__What is required__: Type again, exactly, the lines below from the start through the line that includes "const errs = [platErr, serpinaErr, hmgcsErr, mmpErr]".

* * * * * * * * *

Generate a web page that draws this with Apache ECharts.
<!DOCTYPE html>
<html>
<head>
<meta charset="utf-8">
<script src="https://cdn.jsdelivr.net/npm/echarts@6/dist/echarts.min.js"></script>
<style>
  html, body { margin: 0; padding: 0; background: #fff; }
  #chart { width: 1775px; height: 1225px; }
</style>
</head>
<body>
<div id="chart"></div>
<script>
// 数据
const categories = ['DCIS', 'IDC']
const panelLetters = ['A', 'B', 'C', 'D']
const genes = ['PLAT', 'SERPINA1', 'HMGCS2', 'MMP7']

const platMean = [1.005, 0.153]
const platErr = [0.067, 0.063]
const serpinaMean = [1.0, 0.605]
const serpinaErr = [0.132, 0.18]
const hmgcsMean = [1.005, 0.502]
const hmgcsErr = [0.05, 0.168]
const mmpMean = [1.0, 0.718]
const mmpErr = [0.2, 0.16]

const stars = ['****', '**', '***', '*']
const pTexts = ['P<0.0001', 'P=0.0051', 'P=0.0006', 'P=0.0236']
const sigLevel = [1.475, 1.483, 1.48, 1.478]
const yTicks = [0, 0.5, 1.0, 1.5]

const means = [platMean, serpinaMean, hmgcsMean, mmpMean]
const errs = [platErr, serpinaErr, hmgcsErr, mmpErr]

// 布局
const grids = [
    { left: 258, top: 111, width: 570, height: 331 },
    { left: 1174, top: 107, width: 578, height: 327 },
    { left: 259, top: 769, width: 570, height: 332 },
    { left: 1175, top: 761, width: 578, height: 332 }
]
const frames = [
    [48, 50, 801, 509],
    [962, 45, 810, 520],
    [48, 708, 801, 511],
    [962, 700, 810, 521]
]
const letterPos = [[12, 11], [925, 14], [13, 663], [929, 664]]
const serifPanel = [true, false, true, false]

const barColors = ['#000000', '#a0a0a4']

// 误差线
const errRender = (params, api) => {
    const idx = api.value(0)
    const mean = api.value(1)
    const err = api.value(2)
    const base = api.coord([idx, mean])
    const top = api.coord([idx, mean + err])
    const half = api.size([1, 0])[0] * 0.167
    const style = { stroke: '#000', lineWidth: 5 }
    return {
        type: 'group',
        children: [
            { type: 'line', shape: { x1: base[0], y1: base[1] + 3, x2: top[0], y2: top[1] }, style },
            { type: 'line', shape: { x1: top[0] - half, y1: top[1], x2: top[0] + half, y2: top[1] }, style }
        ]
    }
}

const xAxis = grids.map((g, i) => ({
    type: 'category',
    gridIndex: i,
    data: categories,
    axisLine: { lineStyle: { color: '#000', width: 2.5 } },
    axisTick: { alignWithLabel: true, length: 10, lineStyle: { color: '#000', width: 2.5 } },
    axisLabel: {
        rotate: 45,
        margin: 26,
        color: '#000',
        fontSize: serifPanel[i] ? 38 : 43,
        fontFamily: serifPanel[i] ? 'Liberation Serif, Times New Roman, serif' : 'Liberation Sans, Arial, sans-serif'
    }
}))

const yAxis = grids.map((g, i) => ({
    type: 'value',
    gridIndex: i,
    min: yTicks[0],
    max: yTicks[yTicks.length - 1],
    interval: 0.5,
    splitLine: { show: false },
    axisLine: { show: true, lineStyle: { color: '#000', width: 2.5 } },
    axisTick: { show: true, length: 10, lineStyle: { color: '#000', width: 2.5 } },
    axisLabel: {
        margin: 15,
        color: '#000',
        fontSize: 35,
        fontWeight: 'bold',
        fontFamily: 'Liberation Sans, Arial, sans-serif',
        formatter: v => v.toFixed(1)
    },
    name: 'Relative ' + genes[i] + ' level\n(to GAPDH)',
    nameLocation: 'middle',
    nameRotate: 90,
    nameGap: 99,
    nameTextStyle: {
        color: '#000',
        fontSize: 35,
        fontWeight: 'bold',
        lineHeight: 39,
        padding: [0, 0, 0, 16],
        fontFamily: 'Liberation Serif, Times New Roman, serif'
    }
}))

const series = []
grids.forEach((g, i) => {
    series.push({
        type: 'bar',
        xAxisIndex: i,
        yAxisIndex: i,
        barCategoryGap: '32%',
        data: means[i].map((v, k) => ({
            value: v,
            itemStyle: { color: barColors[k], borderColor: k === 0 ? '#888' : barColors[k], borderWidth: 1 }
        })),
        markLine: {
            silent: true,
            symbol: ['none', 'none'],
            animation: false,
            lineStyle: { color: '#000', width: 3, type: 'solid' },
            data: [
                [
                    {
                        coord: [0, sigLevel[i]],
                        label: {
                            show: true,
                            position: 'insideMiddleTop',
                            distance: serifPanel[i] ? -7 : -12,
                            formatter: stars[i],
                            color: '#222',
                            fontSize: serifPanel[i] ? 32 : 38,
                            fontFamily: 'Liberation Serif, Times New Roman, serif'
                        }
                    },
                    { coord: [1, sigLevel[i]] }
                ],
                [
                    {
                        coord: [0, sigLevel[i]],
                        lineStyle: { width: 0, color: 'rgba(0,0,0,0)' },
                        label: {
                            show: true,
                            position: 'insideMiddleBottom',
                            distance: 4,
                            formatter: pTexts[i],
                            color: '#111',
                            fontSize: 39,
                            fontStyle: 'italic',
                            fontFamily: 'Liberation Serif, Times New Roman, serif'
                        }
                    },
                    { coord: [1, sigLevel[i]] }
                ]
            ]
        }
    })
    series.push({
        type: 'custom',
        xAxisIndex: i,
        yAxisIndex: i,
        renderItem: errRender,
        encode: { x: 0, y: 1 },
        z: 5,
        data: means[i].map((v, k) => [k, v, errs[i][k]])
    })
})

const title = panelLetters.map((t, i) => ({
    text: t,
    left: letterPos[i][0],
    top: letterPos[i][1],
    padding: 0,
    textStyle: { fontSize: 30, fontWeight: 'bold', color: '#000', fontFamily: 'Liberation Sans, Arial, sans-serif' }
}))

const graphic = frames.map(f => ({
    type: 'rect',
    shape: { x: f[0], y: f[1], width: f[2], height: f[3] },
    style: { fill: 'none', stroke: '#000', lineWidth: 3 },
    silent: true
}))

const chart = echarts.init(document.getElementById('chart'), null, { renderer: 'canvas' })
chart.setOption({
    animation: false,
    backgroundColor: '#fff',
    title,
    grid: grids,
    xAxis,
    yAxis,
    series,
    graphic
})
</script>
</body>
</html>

* * * * * * * * *

__Worked answer__:
Generate a web page that draws this with Apache ECharts.
<!DOCTYPE html>
<html>
<head>
<meta charset="utf-8">
<script src="https://cdn.jsdelivr.net/npm/echarts@6/dist/echarts.min.js"></script>
<style>
  html, body { margin: 0; padding: 0; background: #fff; }
  #chart { width: 1775px; height: 1225px; }
</style>
</head>
<body>
<div id="chart"></div>
<script>
// 数据
const categories = ['DCIS', 'IDC']
const panelLetters = ['A', 'B', 'C', 'D']
const genes = ['PLAT', 'SERPINA1', 'HMGCS2', 'MMP7']

const platMean = [1.005, 0.153]
const platErr = [0.067, 0.063]
const serpinaMean = [1.0, 0.605]
const serpinaErr = [0.132, 0.18]
const hmgcsMean = [1.005, 0.502]
const hmgcsErr = [0.05, 0.168]
const mmpMean = [1.0, 0.718]
const mmpErr = [0.2, 0.16]

const stars = ['****', '**', '***', '*']
const pTexts = ['P<0.0001', 'P=0.0051', 'P=0.0006', 'P=0.0236']
const sigLevel = [1.475, 1.483, 1.48, 1.478]
const yTicks = [0, 0.5, 1.0, 1.5]

const means = [platMean, serpinaMean, hmgcsMean, mmpMean]
const errs = [platErr, serpinaErr, hmgcsErr, mmpErr]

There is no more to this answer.